Jenzabar, a company that makes software systems for colleges and universities, has joined the trademark abusers’ hall of shame by relentlessly pursuing trademark claims against the makers of a documentary film about the student protests at Tiananmen Square. Jenzabar objects to the fact that, on the handful of pages on a web site about the film that discusses Jenzabar, the name “Jenzabar” appears in the keyword meta tags.
The trademark claims are based on the fact that a Google search for “Jenzabar” brings up the main Jenzabar-related page on the web site about the film in the first ten search results. But these claims are preposterous, for many reasons. Not only has Google announced that it stopped supporting keyword meta tags in its search algorithm “many years ago,” (Yahoo! has also dropped keywords) but even if meta tags still mattered, their use would be protected as truthful speech that accurately describes the content of those web pages. Moreover, trademarks are “infringed” only if users are confused about the source of a product or service, and no reasonable Internet user would be confused about whether Jenzabar is the sponsor of the web page. Jenzabar also relies on the questionable theory of “initial interest confusion”; but as Public Citizen’s brief explains, that doctrine has no application here and in any event runs afoul of the First Amendment.
Because the trademark claims are so tenuous, it is hard not to assume that Jenzabar’s real agenda lies elsewhere.
Jenzabar’s founder Ling Chai is distressed about the way she is portrayed in the film, which quotes her as expressing the hope for bloodshed to show the people of China how bad the regime is. Chai has since been quoted as maintaining that her words were either mistranslated or taken out of context.
However, she sued for defamation only over the web site's having quoted newspaper articles about previous litigation involving the Jenzabar company. After those defamation claims were dismissed, her company used the trademark claim to keep the lawsuit alive in the apparent hope of bleeding the documentarists dry. Reading through the deposition transcripts, which can be found here, it is quickly apparent that Jenzabar is using its trademark claims to oppress the authors of speech that its owners deplore. And a Jenzabar publicist was quoted in the Boston Globe as bragging that the trademark suit represents Chai’s use of the software company’s “resources to fight back” against her critics.

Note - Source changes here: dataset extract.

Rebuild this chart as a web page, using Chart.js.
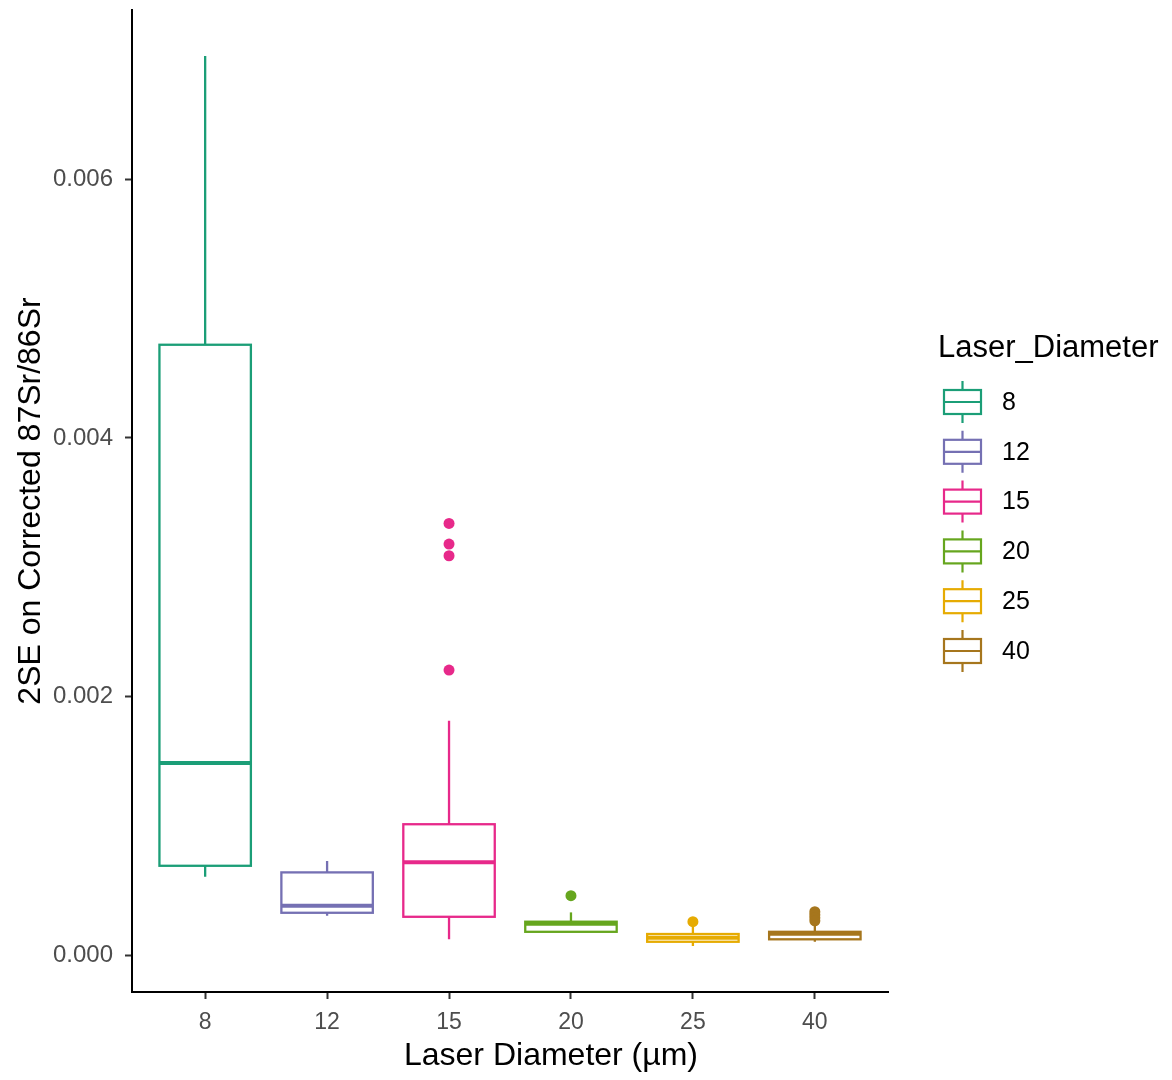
<!DOCTYPE html>
<html>
<head>
<meta charset="utf-8">
<script src="https://cdn.jsdelivr.net/npm/chart.js@4"></script>
<style>
  html, body { margin: 0; padding: 0; background: #fff; }
  #boxChart { display: block; }
</style>
</head>
<body>
<canvas id="boxChart" width="1172" height="1080"></canvas>
<script>
// data
var categories = ['8', '12', '15', '20', '25', '40'];
var boxColors = ['#1B9E77', '#7570B3', '#E7298A', '#66A61E', '#E6AB02', '#A6761D'];
var whiskerLow  = [0.00061, 0.000309, 0.000127, 0.000185, 0.000075, 0.000108];
var q1          = [0.000695, 0.000332, 0.000301, 0.000185, 0.000108, 0.000127];
var median      = [0.001489, 0.000386, 0.000722, 0.000247, 0.000139, 0.00017];
var q3          = [0.00472, 0.000644, 0.001016, 0.000263, 0.000168, 0.000185];
var whiskerHigh = [0.00695, 0.000732, 0.001815, 0.000335, 0.000224, 0.000237];
var outliers = [
    [],
    [],
    [0.00334, 0.00318, 0.00309, 0.002207],
    [0.000464],
    [0.000263],
    [0.00034, 0.000317, 0.000294, 0.00027]
];
var yTicks = [0, 0.002, 0.004, 0.006];

var BOX_WIDTH = 0.75;
Chart.defaults.font.family = "'Liberation Sans', Arial, sans-serif";

var boxPlugin = {
    id: 'boxes',
    beforeDatasetsDraw: function(chart) {
        var ctx = chart.ctx;
        var xs = chart.scales.x, ys = chart.scales.y;
        ctx.save();
        for (var i = 0; i < categories.length; i++) {
            var xc = xs.getPixelForValue(i + 1);
            var xl = xs.getPixelForValue(i + 1 - BOX_WIDTH / 2);
            var xr = xs.getPixelForValue(i + 1 + BOX_WIDTH / 2);
            ctx.strokeStyle = boxColors[i];
            ctx.lineWidth = 2.3;
            // whiskers
            ctx.beginPath();
            ctx.moveTo(xc, ys.getPixelForValue(whiskerHigh[i]));
            ctx.lineTo(xc, ys.getPixelForValue(q3[i]));
            ctx.moveTo(xc, ys.getPixelForValue(q1[i]));
            ctx.lineTo(xc, ys.getPixelForValue(whiskerLow[i]));
            ctx.stroke();
            // box
            var yt = ys.getPixelForValue(q3[i]);
            var yb = ys.getPixelForValue(q1[i]);
            ctx.strokeRect(xl, yt, xr - xl, yb - yt);
            // median
            ctx.lineWidth = 4;
            ctx.beginPath();
            ctx.moveTo(xl, ys.getPixelForValue(median[i]));
            ctx.lineTo(xr, ys.getPixelForValue(median[i]));
            ctx.stroke();
        }
        ctx.restore();
    },
    afterDraw: function(chart) {
        var ctx = chart.ctx;
        ctx.save();
        // x axis title
        ctx.fillStyle = '#000';
        ctx.font = "32px 'Liberation Sans', Arial, sans-serif";
        ctx.textAlign = 'center';
        ctx.textBaseline = 'middle';
        ctx.fillText('Laser Diameter (µm)', 551, 1056);

        // legend
        ctx.textAlign = 'left';
        ctx.font = "31px 'Liberation Sans', Arial, sans-serif";
        ctx.fillText('Laser_Diameter', 938, 348);
        ctx.font = "25px 'Liberation Sans', Arial, sans-serif";
        for (var i = 0; i < categories.length; i++) {
            var cy = 402 + i * 49.8;
            ctx.strokeStyle = boxColors[i];
            ctx.lineWidth = 2.2;
            ctx.beginPath();
            ctx.moveTo(962.5, cy - 21);
            ctx.lineTo(962.5, cy - 12);
            ctx.moveTo(962.5, cy + 12);
            ctx.lineTo(962.5, cy + 21);
            ctx.moveTo(944, cy);
            ctx.lineTo(981, cy);
            ctx.stroke();
            ctx.strokeRect(944, cy - 12, 37, 24);
            ctx.fillStyle = '#000';
            ctx.fillText(categories[i], 1002, cy + 1);
        }
        ctx.restore();
    }
};

var ctx = document.getElementById('boxChart').getContext('2d');
var boxChart = new Chart(ctx, {
    type: 'scatter',
    data: {
        datasets: categories.map(function(c, i) {
            return {
                label: c,
                data: outliers[i].map(function(v) { return { x: i + 1, y: v }; }),
                backgroundColor: boxColors[i],
                borderWidth: 0,
                pointRadius: 5.5
            };
        })
    },
    options: {
        responsive: false,
        animation: false,
        layout: {
            padding: { top: 10, right: 284, left: 0, bottom: 0 }
        },
        scales: {
            x: {
                type: 'linear',
                min: 0.4,
                max: 6.6,
                afterBuildTicks: function(scale) {
                    scale.ticks = categories.map(function(c, i) { return { value: i + 1 }; });
                },
                afterFit: function(scale) {
                    scale.height = 88;
                    scale.paddingLeft = 0;
                    scale.paddingRight = 0;
                },
                ticks: {
                    autoSkip: false,
                    maxRotation: 0,
                    padding: 10,
                    color: '#4d4d4d',
                    font: { size: 23 },
                    callback: function(v) { return categories[Math.round(v) - 1]; }
                },
                grid: {
                    display: true,
                    drawOnChartArea: false,
                    drawTicks: true,
                    tickLength: 7,
                    tickColor: '#333',
                    tickWidth: 2
                },
                border: { color: '#000', width: 2 }
            },
            y: {
                min: -0.00028,
                max: 0.007306,
                afterBuildTicks: function(scale) {
                    scale.ticks = yTicks.map(function(v) { return { value: v }; });
                },
                afterFit: function(scale) {
                    scale.width = 132;
                    scale.paddingTop = 0;
                    scale.paddingBottom = 0;
                },
                ticks: {
                    padding: 12,
                    color: '#4d4d4d',
                    font: { size: 24 },
                    callback: function(v) { return v.toFixed(3); }
                },
                grid: {
                    display: true,
                    drawOnChartArea: false,
                    drawTicks: true,
                    tickLength: 7,
                    tickColor: '#333',
                    tickWidth: 2
                },
                border: { color: '#000', width: 2 },
                title: {
                    display: true,
                    text: '2SE on Corrected 87Sr/86Sr',
                    color: '#000',
                    font: { size: 32 },
                    padding: { top: 12, bottom: 0 }
                }
            }
        },
        plugins: {
            legend: { display: false },
            tooltip: { enabled: false }
        }
    },
    plugins: [boxPlugin]
});
</script>
</body>
</html>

The great irony here is that Chai, who first made her name as a voice for freedom, is now using the money she has made through her software company to attack her critics and keep them tied down in court. One may well wonder whether she retains the free speech values that her customers in the world of higher education demand. One blogger, in fact, suggested that potential Jenzabar customers should take this lawsuit into account in deciding whether to buy its products.